Once we settled on a list of plants, I selected varieties for taste, time to maturity, and growing season. I’ll try to grow the plants below in the first cold season:

  • Lettuces: Gourmet blend, Simpson Elite, Deer Tongue
  • Peas: Super sugar snap, Mammoth melting sugar, and Mr. Big
  • Tomatoes: Pink Brandywine, Rutgers, and Super Sweet 100 Hybrid

Starting seeds

Seeds require water, heat, food, and light. My approach has been to build a system with a large margin for error. Here are the components:

  • Wire shelving
  • Self-watering seedling tray
  • Heating pad with controller
  • Lights
  • Power strip
  • Extension cable
  • Timer

To germinate seeds, you have to provide the right amount of water and heat. The self-watering seedling tray ensures the proper water supply.
The heating pad and controller helps me provide the heat. (I went overboard this year by building a PID controller, not realizing the heating pad didn’t put out enough power to make for a responsive system. I can live with the controller though, as I’d been meaning to build a secondary controlled rig for, say, yogurt making.) To sustain seeds, you have to provide the right amount of food and light. In the beginning, seedlings live off food stores in the seed.

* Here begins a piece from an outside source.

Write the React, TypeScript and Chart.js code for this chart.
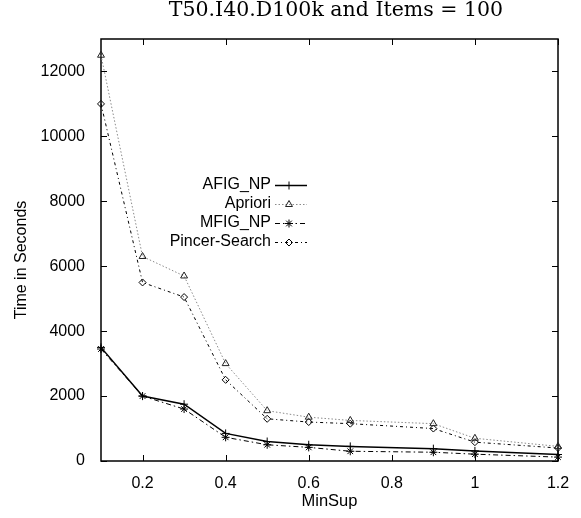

After the seeds germinate, the hanging fluorescent lights provide a long-lived, consistent supply of light. I bought a timer to make sure the lights would provide the right amount of light (i.e. 16 hours of light per day). Fertilizer can also be added to the seedling tray as necessary.

After putting together the seedling unit, starting seeds was actually very simple:

  1. Add growing medium to seedling tray and hydrate according to the instructions,
  2. Add two to three seeds to each cell in the tray (except for peas which are ginormous in comparison to, say, lettuce seeds),
  3. Cover, heat, and maintain water supply,
  4. When the first seedlings emerge, prop open the cover to improve air circulation, and
  5. When all the seedlings emerge, provide the light supply

A picture gallery of my setup is at the beginning of the post.